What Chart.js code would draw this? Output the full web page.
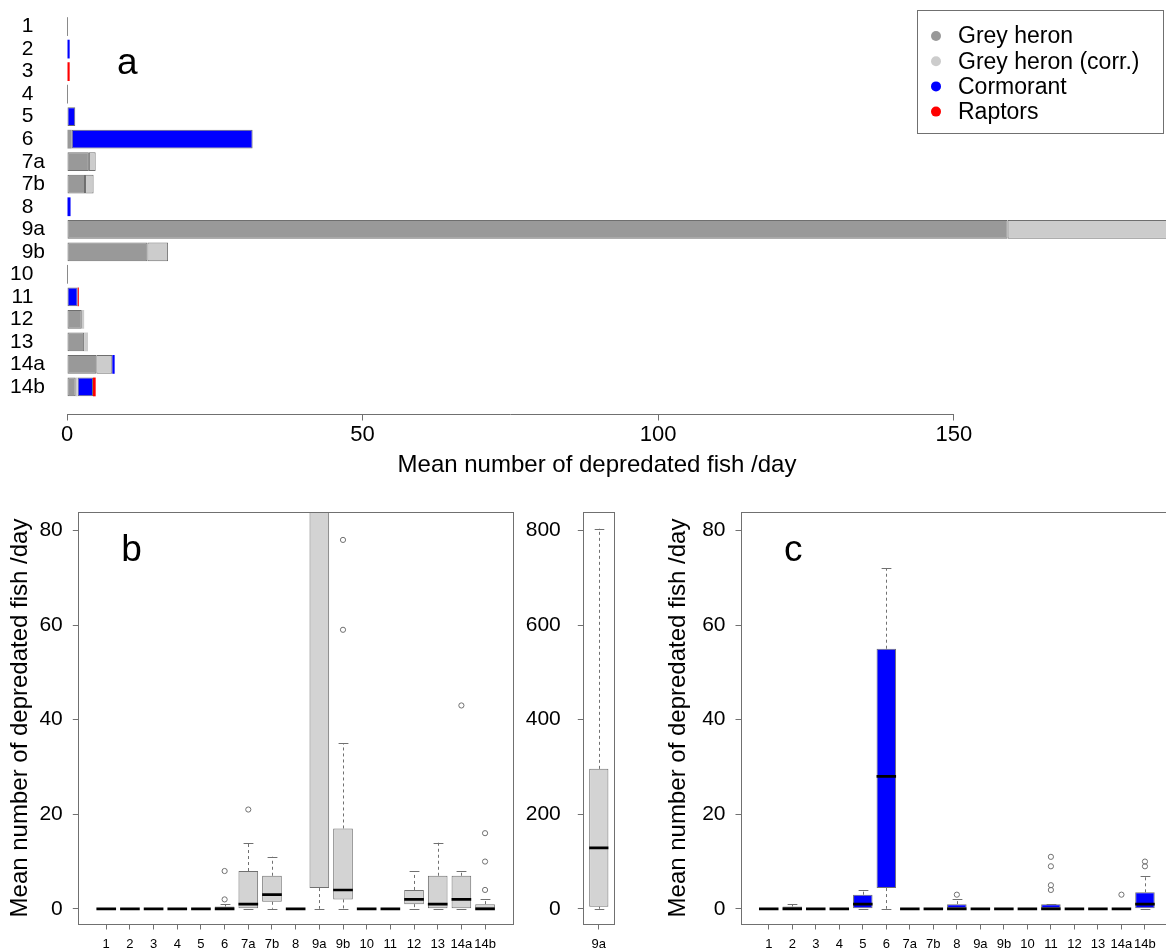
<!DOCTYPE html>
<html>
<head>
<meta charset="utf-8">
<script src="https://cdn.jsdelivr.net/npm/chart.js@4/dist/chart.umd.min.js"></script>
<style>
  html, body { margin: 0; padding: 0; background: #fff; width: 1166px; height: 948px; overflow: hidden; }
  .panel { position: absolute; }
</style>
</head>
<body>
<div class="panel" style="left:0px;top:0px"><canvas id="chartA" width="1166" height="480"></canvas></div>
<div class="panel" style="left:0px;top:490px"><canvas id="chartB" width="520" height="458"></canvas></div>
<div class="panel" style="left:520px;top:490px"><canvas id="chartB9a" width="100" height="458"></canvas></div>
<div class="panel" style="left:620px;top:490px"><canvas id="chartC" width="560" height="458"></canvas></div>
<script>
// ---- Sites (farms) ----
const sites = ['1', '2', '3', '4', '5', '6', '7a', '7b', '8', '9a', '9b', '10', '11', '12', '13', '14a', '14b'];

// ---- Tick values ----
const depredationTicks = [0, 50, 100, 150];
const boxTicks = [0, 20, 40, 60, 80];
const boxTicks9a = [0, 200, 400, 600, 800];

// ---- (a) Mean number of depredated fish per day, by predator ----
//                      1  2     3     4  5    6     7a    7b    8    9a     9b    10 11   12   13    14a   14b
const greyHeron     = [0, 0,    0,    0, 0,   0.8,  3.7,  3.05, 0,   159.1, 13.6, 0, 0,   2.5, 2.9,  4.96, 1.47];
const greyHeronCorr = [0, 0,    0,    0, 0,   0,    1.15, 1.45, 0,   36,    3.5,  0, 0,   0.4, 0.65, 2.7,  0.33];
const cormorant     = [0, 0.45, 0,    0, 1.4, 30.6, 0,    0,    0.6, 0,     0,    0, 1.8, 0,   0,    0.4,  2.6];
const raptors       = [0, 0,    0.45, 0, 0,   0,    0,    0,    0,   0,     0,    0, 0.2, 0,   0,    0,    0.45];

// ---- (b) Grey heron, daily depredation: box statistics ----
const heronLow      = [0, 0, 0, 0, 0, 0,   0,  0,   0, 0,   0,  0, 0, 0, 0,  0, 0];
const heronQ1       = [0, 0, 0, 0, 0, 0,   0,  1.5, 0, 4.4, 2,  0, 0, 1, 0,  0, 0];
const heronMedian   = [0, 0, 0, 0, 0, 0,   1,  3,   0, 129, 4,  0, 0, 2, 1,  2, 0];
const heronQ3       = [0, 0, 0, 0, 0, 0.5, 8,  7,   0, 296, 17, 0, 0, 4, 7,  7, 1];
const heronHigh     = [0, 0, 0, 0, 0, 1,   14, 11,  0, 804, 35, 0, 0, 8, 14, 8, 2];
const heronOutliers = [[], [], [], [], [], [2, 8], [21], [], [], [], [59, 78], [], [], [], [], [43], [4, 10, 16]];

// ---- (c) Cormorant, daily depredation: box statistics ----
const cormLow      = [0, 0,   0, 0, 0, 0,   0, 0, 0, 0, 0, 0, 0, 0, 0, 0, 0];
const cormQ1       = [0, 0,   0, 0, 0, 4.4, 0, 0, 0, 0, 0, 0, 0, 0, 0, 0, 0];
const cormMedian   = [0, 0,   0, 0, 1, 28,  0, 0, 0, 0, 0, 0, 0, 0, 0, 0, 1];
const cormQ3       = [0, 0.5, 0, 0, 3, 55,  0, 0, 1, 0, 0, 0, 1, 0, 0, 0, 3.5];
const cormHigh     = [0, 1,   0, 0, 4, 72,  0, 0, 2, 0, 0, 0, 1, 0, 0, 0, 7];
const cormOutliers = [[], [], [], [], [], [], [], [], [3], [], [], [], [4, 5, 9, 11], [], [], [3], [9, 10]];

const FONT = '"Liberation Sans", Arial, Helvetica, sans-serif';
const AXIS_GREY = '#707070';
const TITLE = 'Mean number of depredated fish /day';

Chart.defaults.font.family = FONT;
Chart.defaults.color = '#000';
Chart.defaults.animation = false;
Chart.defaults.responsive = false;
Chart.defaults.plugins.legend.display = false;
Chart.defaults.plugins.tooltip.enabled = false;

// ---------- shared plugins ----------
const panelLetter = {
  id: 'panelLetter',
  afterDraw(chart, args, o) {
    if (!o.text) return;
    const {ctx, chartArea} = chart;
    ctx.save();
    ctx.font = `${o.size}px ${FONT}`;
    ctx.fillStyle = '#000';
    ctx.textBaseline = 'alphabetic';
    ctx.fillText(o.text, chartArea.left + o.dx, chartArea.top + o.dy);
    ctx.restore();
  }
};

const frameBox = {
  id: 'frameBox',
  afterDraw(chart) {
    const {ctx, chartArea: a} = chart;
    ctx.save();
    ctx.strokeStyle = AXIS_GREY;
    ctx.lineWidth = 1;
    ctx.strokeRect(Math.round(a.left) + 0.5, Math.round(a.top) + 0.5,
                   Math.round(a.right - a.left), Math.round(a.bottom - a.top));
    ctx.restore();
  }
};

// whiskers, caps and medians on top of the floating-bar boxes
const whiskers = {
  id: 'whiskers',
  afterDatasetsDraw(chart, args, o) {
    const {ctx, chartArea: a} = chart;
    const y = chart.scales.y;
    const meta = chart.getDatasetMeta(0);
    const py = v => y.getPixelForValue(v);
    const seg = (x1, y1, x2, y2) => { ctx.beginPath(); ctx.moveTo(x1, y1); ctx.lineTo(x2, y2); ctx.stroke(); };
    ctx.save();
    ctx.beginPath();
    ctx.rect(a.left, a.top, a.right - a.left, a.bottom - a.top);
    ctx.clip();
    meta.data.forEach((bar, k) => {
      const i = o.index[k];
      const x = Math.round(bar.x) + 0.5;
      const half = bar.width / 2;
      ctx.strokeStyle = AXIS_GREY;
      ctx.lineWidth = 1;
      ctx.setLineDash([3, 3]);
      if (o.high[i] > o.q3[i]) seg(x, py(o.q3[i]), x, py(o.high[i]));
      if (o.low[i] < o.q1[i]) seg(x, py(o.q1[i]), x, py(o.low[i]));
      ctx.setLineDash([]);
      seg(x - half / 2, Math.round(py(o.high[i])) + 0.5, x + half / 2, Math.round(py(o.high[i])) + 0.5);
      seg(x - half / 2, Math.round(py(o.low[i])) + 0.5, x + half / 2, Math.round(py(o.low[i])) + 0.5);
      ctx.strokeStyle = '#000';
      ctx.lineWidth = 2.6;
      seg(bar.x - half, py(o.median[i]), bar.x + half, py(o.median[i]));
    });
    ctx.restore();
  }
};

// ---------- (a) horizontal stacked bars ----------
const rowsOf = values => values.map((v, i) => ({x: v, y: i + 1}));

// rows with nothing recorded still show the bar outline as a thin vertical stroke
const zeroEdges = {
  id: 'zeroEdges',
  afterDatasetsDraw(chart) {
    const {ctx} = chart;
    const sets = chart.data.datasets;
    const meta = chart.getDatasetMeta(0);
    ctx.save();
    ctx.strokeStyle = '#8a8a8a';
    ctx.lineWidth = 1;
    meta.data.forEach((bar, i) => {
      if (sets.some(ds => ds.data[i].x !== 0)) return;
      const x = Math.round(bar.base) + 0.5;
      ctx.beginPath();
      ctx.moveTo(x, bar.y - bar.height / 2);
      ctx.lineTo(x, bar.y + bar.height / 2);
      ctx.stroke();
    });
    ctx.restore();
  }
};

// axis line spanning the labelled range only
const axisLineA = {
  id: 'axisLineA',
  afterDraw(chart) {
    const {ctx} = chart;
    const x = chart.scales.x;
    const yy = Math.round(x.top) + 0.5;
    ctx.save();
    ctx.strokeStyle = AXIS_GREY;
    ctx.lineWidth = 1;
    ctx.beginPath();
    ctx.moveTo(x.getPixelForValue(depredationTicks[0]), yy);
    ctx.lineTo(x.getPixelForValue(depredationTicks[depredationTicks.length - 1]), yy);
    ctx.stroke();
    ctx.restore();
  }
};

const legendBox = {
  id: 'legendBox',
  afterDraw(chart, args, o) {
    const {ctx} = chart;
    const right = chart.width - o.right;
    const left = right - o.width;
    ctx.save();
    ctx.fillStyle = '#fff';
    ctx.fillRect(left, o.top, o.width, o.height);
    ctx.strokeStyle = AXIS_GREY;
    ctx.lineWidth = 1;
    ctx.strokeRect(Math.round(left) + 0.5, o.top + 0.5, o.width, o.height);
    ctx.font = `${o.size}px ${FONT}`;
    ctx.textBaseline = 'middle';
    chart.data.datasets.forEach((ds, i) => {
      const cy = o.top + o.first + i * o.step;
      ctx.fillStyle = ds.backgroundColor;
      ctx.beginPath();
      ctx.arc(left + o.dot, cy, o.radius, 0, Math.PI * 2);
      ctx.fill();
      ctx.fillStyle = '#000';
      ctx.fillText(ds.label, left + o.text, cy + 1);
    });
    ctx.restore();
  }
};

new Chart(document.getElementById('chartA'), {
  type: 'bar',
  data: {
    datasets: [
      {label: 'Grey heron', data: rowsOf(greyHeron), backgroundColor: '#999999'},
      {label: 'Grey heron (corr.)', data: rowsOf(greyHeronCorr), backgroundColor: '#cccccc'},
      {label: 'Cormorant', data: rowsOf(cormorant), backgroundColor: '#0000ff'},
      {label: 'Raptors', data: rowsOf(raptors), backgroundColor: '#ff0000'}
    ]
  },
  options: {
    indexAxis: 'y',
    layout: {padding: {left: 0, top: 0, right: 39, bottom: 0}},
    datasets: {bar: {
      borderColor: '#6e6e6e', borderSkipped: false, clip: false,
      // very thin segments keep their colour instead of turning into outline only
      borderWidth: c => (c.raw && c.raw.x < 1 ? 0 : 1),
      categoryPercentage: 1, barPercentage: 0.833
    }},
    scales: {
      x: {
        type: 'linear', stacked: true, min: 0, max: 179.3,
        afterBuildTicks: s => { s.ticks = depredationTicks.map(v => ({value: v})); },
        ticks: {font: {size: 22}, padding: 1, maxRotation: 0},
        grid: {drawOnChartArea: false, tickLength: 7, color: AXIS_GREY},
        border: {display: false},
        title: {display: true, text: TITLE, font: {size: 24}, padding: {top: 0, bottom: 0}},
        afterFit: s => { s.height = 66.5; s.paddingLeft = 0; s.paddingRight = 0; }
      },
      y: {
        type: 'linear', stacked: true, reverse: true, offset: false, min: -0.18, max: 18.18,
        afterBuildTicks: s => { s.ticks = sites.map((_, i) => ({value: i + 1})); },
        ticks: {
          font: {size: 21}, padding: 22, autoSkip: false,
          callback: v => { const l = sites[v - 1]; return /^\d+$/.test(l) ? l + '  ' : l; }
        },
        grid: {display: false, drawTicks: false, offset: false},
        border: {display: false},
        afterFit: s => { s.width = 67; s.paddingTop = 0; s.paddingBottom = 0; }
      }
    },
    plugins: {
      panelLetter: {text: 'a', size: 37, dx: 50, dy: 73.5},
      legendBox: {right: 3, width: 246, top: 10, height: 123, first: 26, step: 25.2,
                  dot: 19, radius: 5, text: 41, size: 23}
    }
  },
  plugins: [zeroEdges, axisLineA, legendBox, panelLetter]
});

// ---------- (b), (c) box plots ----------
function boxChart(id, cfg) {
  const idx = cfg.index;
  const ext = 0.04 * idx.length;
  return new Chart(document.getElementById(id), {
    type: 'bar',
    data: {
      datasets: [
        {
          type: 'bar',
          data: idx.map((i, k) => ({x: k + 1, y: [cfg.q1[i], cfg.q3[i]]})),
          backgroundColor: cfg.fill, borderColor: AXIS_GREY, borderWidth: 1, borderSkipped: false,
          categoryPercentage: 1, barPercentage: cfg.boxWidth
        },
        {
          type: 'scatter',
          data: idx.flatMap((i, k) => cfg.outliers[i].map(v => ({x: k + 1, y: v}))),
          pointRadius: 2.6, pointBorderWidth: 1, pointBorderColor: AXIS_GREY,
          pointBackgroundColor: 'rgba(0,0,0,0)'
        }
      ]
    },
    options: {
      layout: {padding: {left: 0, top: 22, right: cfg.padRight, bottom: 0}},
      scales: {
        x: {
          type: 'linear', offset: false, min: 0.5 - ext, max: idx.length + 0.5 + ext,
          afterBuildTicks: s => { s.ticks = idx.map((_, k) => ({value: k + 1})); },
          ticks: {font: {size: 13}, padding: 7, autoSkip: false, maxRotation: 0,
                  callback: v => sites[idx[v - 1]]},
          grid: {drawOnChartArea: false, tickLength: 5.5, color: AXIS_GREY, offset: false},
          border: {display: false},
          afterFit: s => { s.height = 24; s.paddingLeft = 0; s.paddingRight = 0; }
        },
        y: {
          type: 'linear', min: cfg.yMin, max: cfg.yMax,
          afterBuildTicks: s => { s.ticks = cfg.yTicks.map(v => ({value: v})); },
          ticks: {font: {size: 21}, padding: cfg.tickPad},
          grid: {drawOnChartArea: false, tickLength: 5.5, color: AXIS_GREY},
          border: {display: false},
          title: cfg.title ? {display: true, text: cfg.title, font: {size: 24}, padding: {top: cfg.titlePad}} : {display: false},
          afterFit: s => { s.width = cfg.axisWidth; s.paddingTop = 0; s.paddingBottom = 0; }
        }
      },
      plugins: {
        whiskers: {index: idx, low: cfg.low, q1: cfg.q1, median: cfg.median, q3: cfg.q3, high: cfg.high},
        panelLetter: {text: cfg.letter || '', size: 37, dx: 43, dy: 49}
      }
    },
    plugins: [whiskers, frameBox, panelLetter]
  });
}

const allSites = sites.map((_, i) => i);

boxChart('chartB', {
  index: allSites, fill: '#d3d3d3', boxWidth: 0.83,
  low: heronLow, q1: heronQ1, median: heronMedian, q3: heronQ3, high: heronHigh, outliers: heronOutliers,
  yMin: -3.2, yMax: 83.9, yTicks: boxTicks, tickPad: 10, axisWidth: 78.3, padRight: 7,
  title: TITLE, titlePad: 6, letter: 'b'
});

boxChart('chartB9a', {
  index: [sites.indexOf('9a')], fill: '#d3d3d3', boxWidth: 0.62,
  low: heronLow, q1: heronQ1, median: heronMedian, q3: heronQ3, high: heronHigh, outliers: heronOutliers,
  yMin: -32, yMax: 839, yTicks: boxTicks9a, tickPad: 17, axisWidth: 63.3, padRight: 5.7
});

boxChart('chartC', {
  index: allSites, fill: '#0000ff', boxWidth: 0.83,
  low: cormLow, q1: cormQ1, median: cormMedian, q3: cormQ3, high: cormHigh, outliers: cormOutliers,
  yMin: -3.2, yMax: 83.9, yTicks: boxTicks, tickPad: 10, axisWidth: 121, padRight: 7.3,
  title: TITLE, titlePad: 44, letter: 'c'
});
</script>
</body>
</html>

- - - -

__WRITTEN REQUEST__.
The lines from the start of the data through the line that contains "const boxTicks9a = [0, 200, 400, 600, 800];" are to be returned exactly, please, with both ends included and every picture left out.

__REPLY TO THE EXERCISE__.
What Chart.js code would draw this? Output the full web page.
<!DOCTYPE html>
<html>
<head>
<meta charset="utf-8">
<script src="https://cdn.jsdelivr.net/npm/chart.js@4/dist/chart.umd.min.js"></script>
<style>
  html, body { margin: 0; padding: 0; background: #fff; width: 1166px; height: 948px; overflow: hidden; }
  .panel { position: absolute; }
</style>
</head>
<body>
<div class="panel" style="left:0px;top:0px"><canvas id="chartA" width="1166" height="480"></canvas></div>
<div class="panel" style="left:0px;top:490px"><canvas id="chartB" width="520" height="458"></canvas></div>
<div class="panel" style="left:520px;top:490px"><canvas id="chartB9a" width="100" height="458"></canvas></div>
<div class="panel" style="left:620px;top:490px"><canvas id="chartC" width="560" height="458"></canvas></div>
<script>
// ---- Sites (farms) ----
const sites = ['1', '2', '3', '4', '5', '6', '7a', '7b', '8', '9a', '9b', '10', '11', '12', '13', '14a', '14b'];

// ---- Tick values ----
const depredationTicks = [0, 50, 100, 150];
const boxTicks = [0, 20, 40, 60, 80];
const boxTicks9a = [0, 200, 400, 600, 800];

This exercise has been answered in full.